### [DIRECTIONS]
Copy each line of the data below exactly, leaving out pictures.

### [SUPPLIED INFORMATION]
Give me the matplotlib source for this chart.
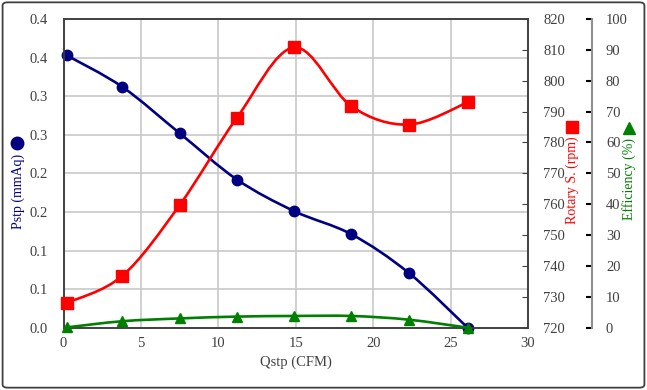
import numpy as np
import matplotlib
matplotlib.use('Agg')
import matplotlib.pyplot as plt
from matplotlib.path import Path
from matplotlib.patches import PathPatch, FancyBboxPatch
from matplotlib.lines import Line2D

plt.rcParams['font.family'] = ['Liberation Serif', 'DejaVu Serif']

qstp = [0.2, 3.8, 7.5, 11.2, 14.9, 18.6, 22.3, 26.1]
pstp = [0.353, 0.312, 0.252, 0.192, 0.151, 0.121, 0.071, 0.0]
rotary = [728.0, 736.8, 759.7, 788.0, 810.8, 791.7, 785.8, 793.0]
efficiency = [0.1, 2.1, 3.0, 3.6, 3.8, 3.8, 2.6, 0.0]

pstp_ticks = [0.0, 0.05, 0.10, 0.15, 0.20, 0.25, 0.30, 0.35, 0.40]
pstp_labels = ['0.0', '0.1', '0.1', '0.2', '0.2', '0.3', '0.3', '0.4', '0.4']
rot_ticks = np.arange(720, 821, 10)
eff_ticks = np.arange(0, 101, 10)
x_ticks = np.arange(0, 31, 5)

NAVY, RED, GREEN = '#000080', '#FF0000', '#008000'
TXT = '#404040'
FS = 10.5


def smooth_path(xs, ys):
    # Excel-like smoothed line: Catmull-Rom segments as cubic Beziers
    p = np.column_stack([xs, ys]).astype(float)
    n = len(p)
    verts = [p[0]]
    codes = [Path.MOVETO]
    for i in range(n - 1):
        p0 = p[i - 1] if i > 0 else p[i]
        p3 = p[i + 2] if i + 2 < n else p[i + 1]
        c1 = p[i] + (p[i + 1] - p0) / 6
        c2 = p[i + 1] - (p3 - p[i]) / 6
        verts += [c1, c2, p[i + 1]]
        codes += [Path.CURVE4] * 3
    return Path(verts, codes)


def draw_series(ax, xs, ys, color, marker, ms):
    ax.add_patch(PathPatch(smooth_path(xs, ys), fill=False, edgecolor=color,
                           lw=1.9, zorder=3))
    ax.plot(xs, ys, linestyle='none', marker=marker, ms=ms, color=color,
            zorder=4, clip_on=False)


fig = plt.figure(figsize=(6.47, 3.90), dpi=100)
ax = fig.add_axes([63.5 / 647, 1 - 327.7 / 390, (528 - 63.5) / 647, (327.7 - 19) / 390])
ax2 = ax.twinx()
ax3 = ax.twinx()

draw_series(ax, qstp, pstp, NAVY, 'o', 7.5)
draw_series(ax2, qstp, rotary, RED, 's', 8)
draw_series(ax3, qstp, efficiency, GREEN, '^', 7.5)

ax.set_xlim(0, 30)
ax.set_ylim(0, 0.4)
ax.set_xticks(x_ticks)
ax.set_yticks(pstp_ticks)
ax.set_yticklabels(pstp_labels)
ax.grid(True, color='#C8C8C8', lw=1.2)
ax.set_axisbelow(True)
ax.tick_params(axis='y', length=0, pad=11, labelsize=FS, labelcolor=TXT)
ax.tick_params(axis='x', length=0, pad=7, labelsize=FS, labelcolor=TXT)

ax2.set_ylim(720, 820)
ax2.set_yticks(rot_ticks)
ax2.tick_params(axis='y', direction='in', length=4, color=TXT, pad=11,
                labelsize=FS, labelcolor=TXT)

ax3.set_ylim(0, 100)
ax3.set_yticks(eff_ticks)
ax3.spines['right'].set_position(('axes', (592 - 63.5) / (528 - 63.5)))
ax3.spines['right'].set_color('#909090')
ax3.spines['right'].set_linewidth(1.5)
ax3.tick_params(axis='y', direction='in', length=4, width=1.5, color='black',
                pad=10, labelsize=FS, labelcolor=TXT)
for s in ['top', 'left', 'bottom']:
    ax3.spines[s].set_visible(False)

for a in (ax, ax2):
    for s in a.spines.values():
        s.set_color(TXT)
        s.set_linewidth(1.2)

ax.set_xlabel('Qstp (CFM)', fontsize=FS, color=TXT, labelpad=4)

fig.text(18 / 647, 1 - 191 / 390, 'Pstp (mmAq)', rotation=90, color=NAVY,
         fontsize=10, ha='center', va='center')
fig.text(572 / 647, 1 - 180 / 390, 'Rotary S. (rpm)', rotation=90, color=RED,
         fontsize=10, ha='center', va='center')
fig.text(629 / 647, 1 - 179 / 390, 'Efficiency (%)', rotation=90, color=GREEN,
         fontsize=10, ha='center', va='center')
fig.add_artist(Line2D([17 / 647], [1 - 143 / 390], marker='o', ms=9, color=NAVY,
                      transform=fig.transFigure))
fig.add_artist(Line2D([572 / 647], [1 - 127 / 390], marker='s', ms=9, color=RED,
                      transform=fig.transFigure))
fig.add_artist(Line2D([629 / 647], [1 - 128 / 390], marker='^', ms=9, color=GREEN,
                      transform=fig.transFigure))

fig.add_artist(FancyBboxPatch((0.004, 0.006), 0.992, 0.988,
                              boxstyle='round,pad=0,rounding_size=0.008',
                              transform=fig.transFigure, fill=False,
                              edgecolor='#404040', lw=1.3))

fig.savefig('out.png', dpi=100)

### [OUTPUT BELOW]
Give me the matplotlib source for this chart.
import numpy as np
import matplotlib
matplotlib.use('Agg')
import matplotlib.pyplot as plt
from matplotlib.path import Path
from matplotlib.patches import PathPatch, FancyBboxPatch
from matplotlib.lines import Line2D

plt.rcParams['font.family'] = ['Liberation Serif', 'DejaVu Serif']

qstp = [0.2, 3.8, 7.5, 11.2, 14.9, 18.6, 22.3, 26.1]
pstp = [0.353, 0.312, 0.252, 0.192, 0.151, 0.121, 0.071, 0.0]
rotary = [728.0, 736.8, 759.7, 788.0, 810.8, 791.7, 785.8, 793.0]
efficiency = [0.1, 2.1, 3.0, 3.6, 3.8, 3.8, 2.6, 0.0]

pstp_ticks = [0.0, 0.05, 0.10, 0.15, 0.20, 0.25, 0.30, 0.35, 0.40]
pstp_labels = ['0.0', '0.1', '0.1', '0.2', '0.2', '0.3', '0.3', '0.4', '0.4']
rot_ticks = np.arange(720, 821, 10)
eff_ticks = np.arange(0, 101, 10)
x_ticks = np.arange(0, 31, 5)

NAVY, RED, GREEN = '#000080', '#FF0000', '#008000'
TXT = '#404040'
FS = 10.5


def smooth_path(xs, ys):
    # Excel-like smoothed line: Catmull-Rom segments as cubic Beziers
    p = np.column_stack([xs, ys]).astype(float)
    n = len(p)
    verts = [p[0]]
    codes = [Path.MOVETO]
    for i in range(n - 1):
        p0 = p[i - 1] if i > 0 else p[i]
        p3 = p[i + 2] if i + 2 < n else p[i + 1]
        c1 = p[i] + (p[i + 1] - p0) / 6
        c2 = p[i + 1] - (p3 - p[i]) / 6
        verts += [c1, c2, p[i + 1]]
        codes += [Path.CURVE4] * 3
    return Path(verts, codes)


def draw_series(ax, xs, ys, color, marker, ms):
    ax.add_patch(PathPatch(smooth_path(xs, ys), fill=False, edgecolor=color,
                           lw=1.9, zorder=3))
    ax.plot(xs, ys, linestyle='none', marker=marker, ms=ms, color=color,
            zorder=4, clip_on=False)


fig = plt.figure(figsize=(6.47, 3.90), dpi=100)
ax = fig.add_axes([63.5 / 647, 1 - 327.7 / 390, (528 - 63.5) / 647, (327.7 - 19) / 390])
ax2 = ax.twinx()
ax3 = ax.twinx()

draw_series(ax, qstp, pstp, NAVY, 'o', 7.5)
draw_series(ax2, qstp, rotary, RED, 's', 8)
draw_series(ax3, qstp, efficiency, GREEN, '^', 7.5)

ax.set_xlim(0, 30)
ax.set_ylim(0, 0.4)
ax.set_xticks(x_ticks)
ax.set_yticks(pstp_ticks)
ax.set_yticklabels(pstp_labels)
ax.grid(True, color='#C8C8C8', lw=1.2)
ax.set_axisbelow(True)
ax.tick_params(axis='y', length=0, pad=11, labelsize=FS, labelcolor=TXT)
ax.tick_params(axis='x', length=0, pad=7, labelsize=FS, labelcolor=TXT)

ax2.set_ylim(720, 820)
ax2.set_yticks(rot_ticks)
ax2.tick_params(axis='y', direction='in', length=4, color=TXT, pad=11,
                labelsize=FS, labelcolor=TXT)

ax3.set_ylim(0, 100)
ax3.set_yticks(eff_ticks)
ax3.spines['right'].set_position(('axes', (592 - 63.5) / (528 - 63.5)))
ax3.spines['right'].set_color('#909090')
ax3.spines['right'].set_linewidth(1.5)
ax3.tick_params(axis='y', direction='in', length=4, width=1.5, color='black',
                pad=10, labelsize=FS, labelcolor=TXT)
for s in ['top', 'left', 'bottom']:
    ax3.spines[s].set_visible(False)

for a in (ax, ax2):
    for s in a.spines.values():
        s.set_color(TXT)
        s.set_linewidth(1.2)

ax.set_xlabel('Qstp (CFM)', fontsize=FS, color=TXT, labelpad=4)

fig.text(18 / 647, 1 - 191 / 390, 'Pstp (mmAq)', rotation=90, color=NAVY,
         fontsize=10, ha='center', va='center')
fig.text(572 / 647, 1 - 180 / 390, 'Rotary S. (rpm)', rotation=90, color=RED,
         fontsize=10, ha='center', va='center')
fig.text(629 / 647, 1 - 179 / 390, 'Efficiency (%)', rotation=90, color=GREEN,
         fontsize=10, ha='center', va='center')
fig.add_artist(Line2D([17 / 647], [1 - 143 / 390], marker='o', ms=9, color=NAVY,
                      transform=fig.transFigure))
fig.add_artist(Line2D([572 / 647], [1 - 127 / 390], marker='s', ms=9, color=RED,
                      transform=fig.transFigure))
fig.add_artist(Line2D([629 / 647], [1 - 128 / 390], marker='^', ms=9, color=GREEN,
                      transform=fig.transFigure))

fig.add_artist(FancyBboxPatch((0.004, 0.006), 0.992, 0.988,
                              boxstyle='round,pad=0,rounding_size=0.008',
                              transform=fig.transFigure, fill=False,
                              edgecolor='#404040', lw=1.3))

fig.savefig('out.png', dpi=100)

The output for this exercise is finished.